Retention actions – Steps for reducing commute issues under retention efforts include:
- Identify the cases when it actually increases the odds of turnover – Conduct your own statistical analysis to identify if, and how much of an impact that commute time has on employee retention in each job family. Also do a “flight risk analysis” to identify the specific individuals where commute issues may soon result in turnover.
- Flexible work options can reduce commuting turnover issues — Offering “flight-risk” individuals (and new hires) proactive flexible work options have proven to have a significant impact on commute driven turnover. Consider offering four-day work weeks, flexible job starting times (less traffic may reduce commute time), subsidizing public transportation costs, and of course, the ultimate solution, remote work options.

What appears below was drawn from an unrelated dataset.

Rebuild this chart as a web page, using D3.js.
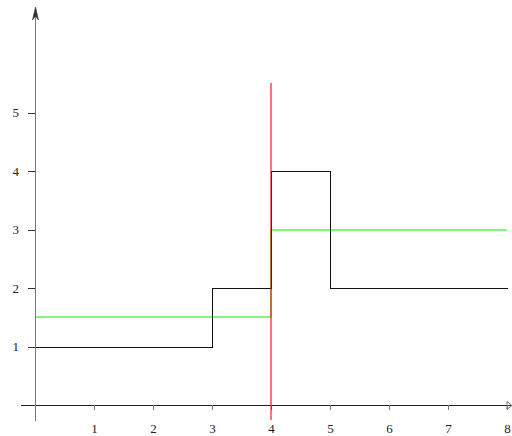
<!DOCTYPE html>
<html><head><meta charset="utf-8">
<script src="https://cdn.jsdelivr.net/npm/d3@7"></script>
<style>body{margin:0;background:#fff}svg{display:block}
.tick text{font-family:"Liberation Serif","Times New Roman",serif !important;font-size:13px !important}</style>
</head><body>
<svg id="c" width="512" height="436"></svg>
<script>
const xTicks = [1,2,3,4,5,6,7,8];
const yTicks = [1,2,3,4,5];
const blackSteps = [[0,1],[3,1],[3,2],[4,2],[4,4],[5,4],[5,2],[8,2]];
const greenSteps = [[0,1.5],[4,1.5],[4,3],[8,3]];
const redLine = [[4,-0.25],[4,5.5]];

const svg = d3.select("#c");
const x = d3.scaleLinear().domain([0,8]).range([35,507]);
const y = d3.scaleLinear().domain([0,5]).range([405,112.5]);

const px = v => Math.round(v) + 0.5;
const pi = v => Math.round(v);

// axes lines
svg.append("line").attr("x1",px(x(-0.25))).attr("x2",511).attr("y1",px(y(0))).attr("y2",px(y(0)))
  .attr("stroke","#222").attr("stroke-width",1).attr("shape-rendering","crispEdges");
svg.append("line").attr("x1",px(x(0))).attr("x2",px(x(0))).attr("y1",px(y(-0.25))).attr("y2",9)
  .attr("stroke","#777").attr("stroke-width",1).attr("shape-rendering","crispEdges");
// arrows
const ax = px(x(0));
svg.append("path").attr("d",`M${ax},7 L${ax-3},20 L${ax},16 L${ax+3},20 Z`).attr("fill","#333").attr("stroke","#333").attr("stroke-width",0.6);
const ay = px(y(0));
svg.append("path").attr("d",`M512,${ay} L507,${ay-4} M512,${ay} L507,${ay+4} M507,${ay-4} L507,${ay+4}`)
  .attr("fill","none").attr("stroke","#555").attr("stroke-width",0.8);

const gx = svg.append("g").attr("transform",`translate(0,${Math.round(y(0))})`)
  .call(d3.axisBottom(x).tickValues(xTicks).tickSize(5).tickSizeOuter(0).tickPadding(14).tickFormat(d3.format("d")));
gx.select(".domain").remove();
gx.selectAll(".tick line").attr("stroke","#777").attr("stroke-width",1).attr("shape-rendering","crispEdges");
gx.selectAll(".tick text").attr("fill","#222");

const gy = svg.append("g").attr("transform",`translate(${Math.round(x(0))},0)`)
  .call(d3.axisLeft(y).tickValues(yTicks).tickSize(7).tickSizeOuter(0).tickPadding(9).tickFormat(d3.format("d")));
gy.select(".domain").remove();
gy.selectAll(".tick line").attr("stroke","#333").attr("stroke-width",1).attr("shape-rendering","crispEdges");
gy.selectAll(".tick text").attr("fill","#222");

const lineC = d3.line().x(d=>px(x(d[0]))).y(d=>px(y(d[1])));
const lineS = d3.line().x(d=>pi(x(d[0]))).y(d=>pi(y(d[1])));
svg.append("path").attr("d",lineS(greenSteps)).attr("fill","none").attr("stroke","#00ee00").attr("stroke-width",1.1);
svg.append("path").attr("d",lineC(blackSteps)).attr("fill","none").attr("stroke","#111").attr("stroke-width",1).attr("shape-rendering","crispEdges");
svg.append("path").attr("d",lineS(redLine)).attr("fill","none").attr("stroke","#ff0000").attr("stroke-width",1.1);
</script>
</body></html>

- There may be a delay in turnover impact – Turnover issues relating to commuting may occur right away, but in most cases, they become aggravated over time. Improved local freeways and transportation may mitigate problems. However, commute issues and turnover may get worse when an employee changes residence, when there is an increase in urban growth, when there is an increase in job openings and finally, when a competitor opens a facility with similar jobs that is closer to where most workers live.
Commute times and issues are unfortunately often off the radar of most managers and HR professionals. Even though the average commute time in the U.S. is over 25 minutes, 90 minutes are not unusual.
Not paying sufficient attention to commuting issues is a mistake, because commute issues have so many potential negative business impacts that at a large corporation, their related costs could be in the tens of millions of dollars each year.
A focus on commute issues is also critical because many potential retention problems can be identified early on, so proactive actions can be taken by management to mitigate most commute time issues. Finally, if you need more proof of the negative impacts of commuting, survey a sample of applicants, new hires, and current and former employees to assess how impactful commute issues actually are on hiring, productivity, employee health, and retention.
And if you are a potential job applicant, the perception of your commute time or distance may negatively impact your job chances.
This negative impact was recently illustrated when a student from my university was recently rejected for a great job with an NFL team for one single reason, and that was “with a 45 plus minute commute each way, you will surely quit within two years, wasting all of the training that we would have invested in you.”